'Marés Vivas'. Uma odisseia cinematográfica em tom chinês
Nascido em Fenyang, na província de Shanxi, em 1970, Jia Zhang-ke é um dos cineastas chineses que nos tem ajudado a compreender um pouco melhor o seu país, muito para lá do esquematismo dos clichés mediáticos ou da retórica política. Com a estreia de Marés Vivas (revelado na competição de Cannes, em 2024), o seu sistema narrativo encontra um fascinante ponto de equilíbrio: ao percorrer as duas primeiras décadas deste século XXI, Jia Zhang-ke está também a revisitar momentos emblemáticos da sua própria filmografia.
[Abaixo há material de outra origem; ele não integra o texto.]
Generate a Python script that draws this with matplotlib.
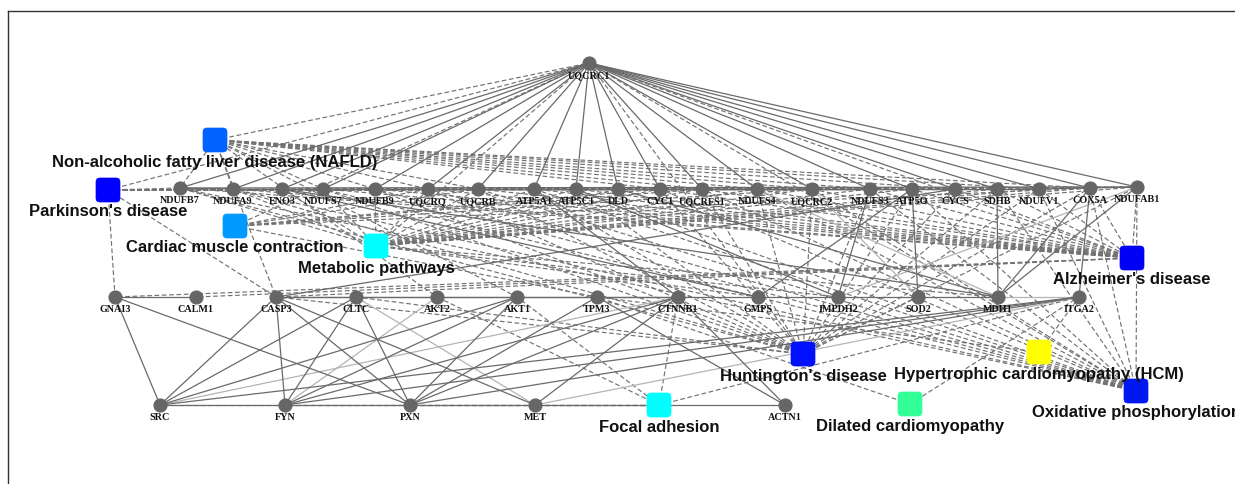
import matplotlib
matplotlib.use("Agg")
import matplotlib.pyplot as plt
from matplotlib.collections import LineCollection
from matplotlib.patches import FancyBboxPatch

# ---------------- data ----------------
top_genes = ["UQCRC1"]
top_x = [589]
top_y = [63]

row1_genes = ["NDUFB7", "NDUFA9", "ENO3", "NDUFS7", "NDUFB9", "UQCRQ", "UQCRB",
              "ATP5A1", "ATP5C1", "DLD", "CYC1", "UQCRFS1", "NDUFS4", "UQCRC2",
              "NDUFS3", "ATP5O", "CYCS", "SDHB", "NDUFV1", "COX5A", "NDUFAB1"]
row1_x = [180, 233, 282, 323, 375, 428, 478, 534, 576, 618, 660, 702, 757, 812,
          870, 912, 955, 997, 1039, 1090, 1137]
row1_y = [188, 189, 189, 189, 189, 189, 189, 189, 189, 189, 189, 189, 189, 189,
          189, 189, 189, 189, 189, 188, 187]

row2_genes = ["GNAI3", "CALM1", "CASP3", "CLTC", "AKT2", "AKT1", "TPM3", "CTNNB1",
              "GMPS", "IMPDH2", "SOD2", "MDH1", "ITGA2"]
row2_x = [115, 196, 276, 356, 437, 517, 597, 678, 758, 838, 918, 998, 1079]
row2_y = [297] * 13

row3_genes = ["SRC", "FYN", "PXN", "MET", "ACTN1"]
row3_x = [160, 285, 410, 535, 785]
row3_y = [405] * 5

pathways = ["Non-alcoholic fatty liver disease (NAFLD)", "Parkinson's disease",
            "Cardiac muscle contraction", "Metabolic pathways", "Alzheimer's disease",
            "Huntington's disease", "Hypertrophic cardiomyopathy (HCM)",
            "Oxidative phosphorylation", "Focal adhesion", "Dilated cardiomyopathy"]
pathway_x = [215, 108, 235, 376, 1132, 803, 1039, 1136, 659, 910]
pathway_y = [140, 190, 226, 246, 258, 354, 352, 391, 405, 404]
pathway_colors = ["#0062FF", "#0000FF", "#0099FF", "#00FFFF", "#0000F5",
                  "#0010FF", "#FFFF00", "#0018F0", "#00FFFF", "#33FF99"]

oxphos_core = ["NDUFB7", "NDUFA9", "NDUFS7", "NDUFB9", "UQCRQ", "UQCRB", "ATP5A1",
               "ATP5C1", "CYC1", "UQCRFS1", "NDUFS4", "UQCRC2", "NDUFS3", "ATP5O",
               "SDHB", "NDUFV1", "COX5A", "NDUFAB1", "UQCRC1"]
pathway_members = {
    "Non-alcoholic fatty liver disease (NAFLD)":
        ["NDUFB7", "NDUFA9", "NDUFS7", "NDUFB9", "UQCRQ", "UQCRB", "CYC1", "UQCRFS1",
         "NDUFS4", "UQCRC2", "NDUFS3", "NDUFV1", "COX5A", "CYCS", "UQCRC1",
         "CASP3", "AKT1", "AKT2"],
    "Parkinson's disease": oxphos_core + ["CYCS", "CASP3", "GNAI3"],
    "Cardiac muscle contraction":
        ["UQCRQ", "UQCRB", "CYC1", "UQCRFS1", "UQCRC2", "COX5A", "UQCRC1", "TPM3"],
    "Metabolic pathways": oxphos_core + ["ENO3", "DLD", "GMPS", "IMPDH2", "MDH1"],
    "Alzheimer's disease": oxphos_core + ["CYCS", "CASP3", "CALM1", "GNAI3"],
    "Huntington's disease": oxphos_core + ["CYCS", "CASP3", "CLTC", "SOD2"],
    "Hypertrophic cardiomyopathy (HCM)": ["ITGA2", "TPM3"],
    "Oxidative phosphorylation": oxphos_core,
    "Focal adhesion": ["AKT1", "AKT2", "CTNNB1", "ITGA2", "SRC", "FYN", "PXN"],
    "Dilated cardiomyopathy": ["ITGA2", "TPM3"],
}

solid_edges = (
    [("UQCRC1", g) for g in row1_genes]
    + list(zip(row1_genes[:-1], row1_genes[1:]))
    + [("NDUFB7", "NDUFAB1"), ("NDUFA9", "NDUFV1"), ("NDUFS7", "NDUFS3"),
       ("UQCRQ", "UQCRC2"), ("ATP5A1", "ATP5O")]
    + [("GNAI3", "CALM1"), ("CASP3", "CLTC"), ("CLTC", "AKT2"), ("AKT2", "AKT1"),
       ("AKT1", "TPM3"), ("TPM3", "CTNNB1"), ("CTNNB1", "GMPS"), ("GMPS", "IMPDH2"),
       ("IMPDH2", "SOD2"), ("SOD2", "MDH1"), ("CASP3", "CTNNB1")]
    + [("SRC", "FYN"), ("FYN", "PXN"), ("PXN", "MET"), ("MET", "ACTN1")]
    + [("GNAI3", "SRC"), ("GNAI3", "PXN"), ("CASP3", "SRC"), ("CASP3", "FYN"),
       ("CASP3", "PXN"), ("CASP3", "MET"), ("CLTC", "SRC"), ("CLTC", "FYN"),
       ("CLTC", "PXN"), ("AKT1", "SRC"), ("AKT1", "FYN"), ("AKT1", "PXN"),
       ("TPM3", "PXN"), ("TPM3", "ACTN1"), ("CTNNB1", "FYN"), ("CTNNB1", "PXN"),
       ("CTNNB1", "MET"), ("CTNNB1", "ACTN1"), ("ITGA2", "SRC"), ("ITGA2", "FYN"),
       ("ITGA2", "PXN")]
    + [("SDHB", "MDH1"), ("NDUFAB1", "MDH1"), ("COX5A", "ITGA2"), ("ATP5O", "SOD2"),
       ("IMPDH2", "NDUFS3"), ("GMPS", "ATP5O"), ("DLD", "MDH1"), ("ENO3", "MDH1"),
       ("ENO3", "GMPS"), ("CYCS", "CASP3"), ("ATP5C1", "IMPDH2"), ("ATP5A1", "CTNNB1"),
       ("COX5A", "MDH1")]
)
light_edges = [("SRC", "CTNNB1"), ("FYN", "AKT2"), ("CLTC", "MET"), ("MET", "ITGA2"),
               ("MDH1", "ITGA2"), ("NDUFAB1", "IMPDH2"), ("UQCRC2", "SOD2"),
               ("NDUFS4", "MDH1")]

# ---------------- layout ----------------
pos = {}
for names, xs, ys in [(top_genes, top_x, top_y), (row1_genes, row1_x, row1_y),
                      (row2_genes, row2_x, row2_y), (row3_genes, row3_x, row3_y),
                      (pathways, pathway_x, pathway_y)]:
    for n, x, y in zip(names, xs, ys):
        pos[n] = (x, y)

W, H = 1235, 484
fig = plt.figure(figsize=(W / 100, H / 100), dpi=100)
left_px, top_px = 8, 11
ax = fig.add_axes([left_px / W, 0, (W - left_px) / W, (H - top_px) / H])
ax.set_xlim(left_px, W)
ax.set_ylim(H, top_px)
ax.set_xticks([])
ax.set_yticks([])
for s in ["right", "bottom"]:
    ax.spines[s].set_visible(False)
for s in ["left", "top"]:
    ax.spines[s].set_color("#333333")
    ax.spines[s].set_linewidth(1.0)

dashed_segments = []
for p, members in pathway_members.items():
    for g in members:
        dashed_segments.append([pos[p], pos[g]])

ax.add_collection(LineCollection(dashed_segments, colors="#727272", linewidths=0.85,
                                 linestyles=[(0, (4, 2.2))], zorder=1))
ax.add_collection(LineCollection([[pos[a], pos[b]] for a, b in light_edges],
                                 colors="#b4b4b4", linewidths=0.9, zorder=1.5))
ax.add_collection(LineCollection([[pos[a], pos[b]] for a, b in solid_edges],
                                 colors="#6a6a6a", linewidths=0.9, zorder=2))

gene_names = top_genes + row1_genes + row2_genes + row3_genes
gx = [pos[g][0] for g in gene_names]
gy = [pos[g][1] for g in gene_names]
ax.plot(gx, gy, "o", ms=9.2, color="#666666", mec="#666666", zorder=4)
for g in gene_names:
    x, y = pos[g]
    ax.text(x, y + 12.5, g, ha="center", va="center", fontsize=7.3,
            family="Liberation Serif", weight="bold", color="#111111", zorder=6)

sq = 24
for p, c in zip(pathways, pathway_colors):
    x, y = pos[p]
    ax.add_patch(FancyBboxPatch((x - sq / 2, y - sq / 2), sq, sq,
                                boxstyle="round,pad=0,rounding_size=4",
                                fc=c, ec=c, lw=0.5, zorder=5))
    ax.text(x, y + 22, p, ha="center", va="center", fontsize=12,
            family="Liberation Sans", weight="bold", color="#111111", zorder=6,
            clip_on=False)

fig.savefig("out.png", dpi=100)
Na sua abrangência temporal e dramática, o filme é um legítimo herdeiro de um género multinacional - o melodrama - que, além do mais, sabe evitar as convenções de um certo cinema “histórico”, em que se confunde o fazer história com a acumulação de personagens que se esgotam na sua banalidade “simbólica”. Aliás, se simbolismo aqui existe, é de natureza pessoal e conjugal - isto porque no centro de Marés Vivas surge, uma vez mais, a híper talentosa Zhao Tao, casada com Jia Zhang-ke e musa do seu cinema desde Plataforma (2000), uma evocação da ressaca social e cultural gerada pelas convulsões da Revolução Cultural maoista.
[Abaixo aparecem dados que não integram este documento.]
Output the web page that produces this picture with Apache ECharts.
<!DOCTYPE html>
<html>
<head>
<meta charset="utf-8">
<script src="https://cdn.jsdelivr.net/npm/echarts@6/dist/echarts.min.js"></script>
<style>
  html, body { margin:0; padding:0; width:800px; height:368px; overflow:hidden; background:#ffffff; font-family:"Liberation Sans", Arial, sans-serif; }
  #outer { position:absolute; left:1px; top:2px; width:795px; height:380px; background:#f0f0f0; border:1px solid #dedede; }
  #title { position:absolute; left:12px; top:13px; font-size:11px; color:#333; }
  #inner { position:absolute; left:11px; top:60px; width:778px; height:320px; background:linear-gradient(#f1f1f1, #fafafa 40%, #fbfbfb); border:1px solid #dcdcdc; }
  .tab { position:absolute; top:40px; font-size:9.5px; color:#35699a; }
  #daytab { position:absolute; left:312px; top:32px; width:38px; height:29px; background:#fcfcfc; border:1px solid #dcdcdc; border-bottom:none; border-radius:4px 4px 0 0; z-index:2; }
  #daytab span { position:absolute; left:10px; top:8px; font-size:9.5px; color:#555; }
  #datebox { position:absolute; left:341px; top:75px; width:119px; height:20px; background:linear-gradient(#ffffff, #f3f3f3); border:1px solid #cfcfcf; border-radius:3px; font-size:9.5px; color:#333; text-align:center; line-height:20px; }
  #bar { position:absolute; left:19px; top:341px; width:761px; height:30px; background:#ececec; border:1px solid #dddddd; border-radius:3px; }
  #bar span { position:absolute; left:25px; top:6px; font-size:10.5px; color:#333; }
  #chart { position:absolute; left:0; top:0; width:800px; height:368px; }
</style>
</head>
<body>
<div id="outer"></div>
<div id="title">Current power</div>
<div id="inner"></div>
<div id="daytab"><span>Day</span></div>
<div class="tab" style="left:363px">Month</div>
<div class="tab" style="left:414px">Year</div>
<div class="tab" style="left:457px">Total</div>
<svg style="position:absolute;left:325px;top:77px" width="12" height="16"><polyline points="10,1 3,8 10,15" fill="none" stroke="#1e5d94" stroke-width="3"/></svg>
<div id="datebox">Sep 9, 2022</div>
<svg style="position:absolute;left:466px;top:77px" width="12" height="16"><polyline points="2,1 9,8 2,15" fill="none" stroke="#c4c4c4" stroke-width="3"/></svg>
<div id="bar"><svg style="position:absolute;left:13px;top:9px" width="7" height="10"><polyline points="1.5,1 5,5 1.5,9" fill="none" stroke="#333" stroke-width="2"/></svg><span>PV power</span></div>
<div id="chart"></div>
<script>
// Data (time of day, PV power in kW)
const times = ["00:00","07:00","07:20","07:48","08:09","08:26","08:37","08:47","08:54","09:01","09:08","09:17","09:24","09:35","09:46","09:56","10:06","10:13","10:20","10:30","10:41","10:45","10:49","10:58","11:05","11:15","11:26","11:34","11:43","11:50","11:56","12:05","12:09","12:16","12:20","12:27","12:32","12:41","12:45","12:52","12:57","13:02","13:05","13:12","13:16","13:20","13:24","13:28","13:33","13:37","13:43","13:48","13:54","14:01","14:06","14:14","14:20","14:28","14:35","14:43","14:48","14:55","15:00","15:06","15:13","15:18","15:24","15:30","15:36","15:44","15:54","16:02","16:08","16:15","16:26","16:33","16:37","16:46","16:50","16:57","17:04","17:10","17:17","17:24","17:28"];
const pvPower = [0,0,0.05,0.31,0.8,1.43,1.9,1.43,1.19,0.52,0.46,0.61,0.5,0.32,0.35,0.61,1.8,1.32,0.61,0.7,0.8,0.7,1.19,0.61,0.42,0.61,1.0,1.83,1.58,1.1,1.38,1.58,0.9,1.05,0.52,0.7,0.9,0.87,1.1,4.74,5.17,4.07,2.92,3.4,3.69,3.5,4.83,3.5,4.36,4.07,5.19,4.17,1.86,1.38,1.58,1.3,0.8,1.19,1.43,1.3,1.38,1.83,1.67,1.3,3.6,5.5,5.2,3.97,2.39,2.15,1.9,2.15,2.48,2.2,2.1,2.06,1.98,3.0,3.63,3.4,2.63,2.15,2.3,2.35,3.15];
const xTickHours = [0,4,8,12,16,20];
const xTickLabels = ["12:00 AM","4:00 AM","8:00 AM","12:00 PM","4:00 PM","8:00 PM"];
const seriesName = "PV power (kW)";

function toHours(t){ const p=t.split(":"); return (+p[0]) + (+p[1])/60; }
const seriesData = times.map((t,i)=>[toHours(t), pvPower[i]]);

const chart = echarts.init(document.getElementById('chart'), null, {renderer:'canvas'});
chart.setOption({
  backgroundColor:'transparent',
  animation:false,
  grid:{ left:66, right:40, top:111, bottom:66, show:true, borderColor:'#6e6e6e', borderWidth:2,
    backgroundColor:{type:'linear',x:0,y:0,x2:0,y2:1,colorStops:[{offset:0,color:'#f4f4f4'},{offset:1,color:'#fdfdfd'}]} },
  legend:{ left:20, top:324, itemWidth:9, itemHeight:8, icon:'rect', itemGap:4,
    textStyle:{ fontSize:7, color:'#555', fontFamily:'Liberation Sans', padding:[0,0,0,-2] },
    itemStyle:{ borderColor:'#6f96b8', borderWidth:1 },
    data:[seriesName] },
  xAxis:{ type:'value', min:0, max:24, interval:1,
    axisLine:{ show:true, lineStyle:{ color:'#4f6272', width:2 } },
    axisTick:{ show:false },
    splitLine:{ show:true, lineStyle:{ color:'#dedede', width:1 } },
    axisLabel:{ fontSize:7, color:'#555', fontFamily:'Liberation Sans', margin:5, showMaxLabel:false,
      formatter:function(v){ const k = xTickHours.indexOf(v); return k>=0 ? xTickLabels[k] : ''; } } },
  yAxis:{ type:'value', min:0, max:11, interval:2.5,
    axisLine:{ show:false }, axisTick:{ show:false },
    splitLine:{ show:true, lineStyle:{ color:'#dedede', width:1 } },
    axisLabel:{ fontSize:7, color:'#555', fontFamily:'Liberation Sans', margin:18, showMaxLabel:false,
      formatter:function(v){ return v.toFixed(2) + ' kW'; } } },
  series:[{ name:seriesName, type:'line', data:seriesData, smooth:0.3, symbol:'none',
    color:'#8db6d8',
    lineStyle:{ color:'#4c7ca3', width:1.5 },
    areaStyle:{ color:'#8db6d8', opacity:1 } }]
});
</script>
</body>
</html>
Em Marés Vivas, Zhao Tao interpreta Qiao Qiao, uma jovem da cidade de Datong (na província de Shanxi) que, no ano de 2001, trabalha como cantora em clubes noturnos e também como modelo num grande armazém da zona comercial da cidade. Para lá das singularidades do momento, dir-se-ia que Qiao Qiao é uma “sobrevivente” do cinema de Jia Zhang-ke, uma vez que já tinha assumido personagens com o mesmo nome, ainda que no seio de histórias bem diferentes, em Unknown Pleasures (2002) e As Cinzas Brancas Mais Puras (2018). Tal como em Plataforma, filme centrado numa banda rock que não corresponderia aos ideais da cultura maoista, também em Marés Vivas vamos escutando canções (algumas delas ocidentais) que estão longe de se esgotar num qualquer lugar-comum sociológico ou pitoresco.
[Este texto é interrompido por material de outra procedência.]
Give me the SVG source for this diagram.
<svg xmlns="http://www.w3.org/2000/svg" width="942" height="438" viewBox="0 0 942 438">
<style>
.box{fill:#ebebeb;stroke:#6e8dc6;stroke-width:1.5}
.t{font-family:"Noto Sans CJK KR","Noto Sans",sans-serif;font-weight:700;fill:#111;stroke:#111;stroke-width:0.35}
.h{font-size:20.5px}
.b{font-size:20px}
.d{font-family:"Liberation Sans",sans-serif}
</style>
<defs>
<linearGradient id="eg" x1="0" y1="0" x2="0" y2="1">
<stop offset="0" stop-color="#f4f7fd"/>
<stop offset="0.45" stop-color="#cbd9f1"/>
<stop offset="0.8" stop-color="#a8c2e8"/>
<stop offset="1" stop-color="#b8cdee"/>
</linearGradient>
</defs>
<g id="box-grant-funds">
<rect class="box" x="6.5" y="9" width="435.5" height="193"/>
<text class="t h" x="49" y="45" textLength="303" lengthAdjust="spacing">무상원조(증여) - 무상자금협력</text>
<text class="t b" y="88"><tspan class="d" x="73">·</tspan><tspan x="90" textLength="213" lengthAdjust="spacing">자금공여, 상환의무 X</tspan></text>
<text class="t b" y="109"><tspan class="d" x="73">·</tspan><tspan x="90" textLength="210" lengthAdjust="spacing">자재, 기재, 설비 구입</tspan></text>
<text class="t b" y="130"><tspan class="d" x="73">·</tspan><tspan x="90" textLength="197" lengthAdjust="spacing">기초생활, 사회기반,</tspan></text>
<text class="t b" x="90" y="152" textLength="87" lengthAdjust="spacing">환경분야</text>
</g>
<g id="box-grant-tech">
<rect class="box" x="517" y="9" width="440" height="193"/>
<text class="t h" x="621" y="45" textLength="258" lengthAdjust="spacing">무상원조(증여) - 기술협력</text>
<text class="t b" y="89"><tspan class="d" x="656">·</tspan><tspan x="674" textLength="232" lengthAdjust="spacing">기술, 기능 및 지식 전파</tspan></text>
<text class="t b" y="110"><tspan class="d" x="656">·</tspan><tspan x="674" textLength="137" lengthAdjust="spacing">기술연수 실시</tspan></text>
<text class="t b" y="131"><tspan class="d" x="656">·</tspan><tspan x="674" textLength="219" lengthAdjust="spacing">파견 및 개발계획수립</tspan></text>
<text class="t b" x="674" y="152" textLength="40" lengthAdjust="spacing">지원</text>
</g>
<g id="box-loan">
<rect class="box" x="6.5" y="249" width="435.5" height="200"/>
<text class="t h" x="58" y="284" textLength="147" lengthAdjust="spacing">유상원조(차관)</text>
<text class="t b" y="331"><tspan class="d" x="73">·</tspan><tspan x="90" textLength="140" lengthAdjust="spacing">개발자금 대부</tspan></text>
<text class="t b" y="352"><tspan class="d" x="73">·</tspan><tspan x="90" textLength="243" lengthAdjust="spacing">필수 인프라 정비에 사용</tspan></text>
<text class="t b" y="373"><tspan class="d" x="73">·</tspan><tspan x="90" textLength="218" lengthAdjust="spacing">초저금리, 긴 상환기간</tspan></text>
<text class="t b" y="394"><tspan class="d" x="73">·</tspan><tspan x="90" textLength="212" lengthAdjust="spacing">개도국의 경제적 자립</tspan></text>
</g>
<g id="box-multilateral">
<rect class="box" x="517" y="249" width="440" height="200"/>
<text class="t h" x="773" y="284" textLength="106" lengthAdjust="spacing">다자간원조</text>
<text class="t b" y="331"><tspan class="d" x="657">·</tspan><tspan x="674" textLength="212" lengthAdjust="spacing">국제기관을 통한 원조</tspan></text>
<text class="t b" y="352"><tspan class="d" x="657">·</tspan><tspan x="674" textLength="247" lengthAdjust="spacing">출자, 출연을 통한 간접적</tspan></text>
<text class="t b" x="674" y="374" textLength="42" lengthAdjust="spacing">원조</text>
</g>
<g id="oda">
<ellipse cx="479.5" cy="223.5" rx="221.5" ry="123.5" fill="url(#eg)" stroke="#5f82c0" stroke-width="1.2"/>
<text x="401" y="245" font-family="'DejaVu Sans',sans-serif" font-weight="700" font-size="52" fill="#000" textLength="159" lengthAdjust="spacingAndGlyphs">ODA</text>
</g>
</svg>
Marés Vivas é mesmo um filme em que as canções permitem definir componentes capazes de corresponder a espaços de protesto ou intervenção política, num ininterrupto ziguezague entre as componentes sociopolíticas e as peculiaridades emocionais de cada um dos actores/personagens. Abandonada pelo companheiro Bin (Li Zhubin), que procura emprego noutras paragens, Qiao Qiao é mesmo alguém que vai sendo marcada pelos factos e assombramentos de uma China em permanente turbilhão.
Para lá da geografia
Na ausência de Bin, Qiao Qiao impõe-se, no plano dramático, como uma consciência ambígua da História próxima da China. Ela vive, aliás, acontecimentos de cruel dimensão coletiva: primeiro, no interior das comunidades marcadas pela construção da gigantesca barragem das Três Gargantas; mais tarde, quando o filme está a encerrar, em plena pandemia de covid. Tudo isto pontua o filme de Jia Zhang-ke com a precisão de quem sabe escolher as situações e as imagens mais pertinentes para caracterizar cada contexto sociopolítico, preservando a efabulação do destino de cada um.
Há qualquer coisa de Penélope chinesa na personagem de Qiao Qiao, esperando o regresso do seu Ulisses. Desta vez, a heroína é a mulher, desse modo rejeitando a existência de uma personagem fechada num cenário único: Qiao Qiao evolui como misterioso superego do filme, divagando por sucessivos territórios marcados pelos avanços de um país que se quis transfigurar através dos Jogos Olímpicos de Pequim, em 2008 - era esse, aliás, o motor temático de 24 City (2008), outro título fundamental de Jia Zhang-ke, expondo a especulação financeira e as arbitrariedades urbanas cometidas em nome da acelerada reconversão das grandes cidades. No seu cinema, a vida dos lugares transcende sempre a geografia.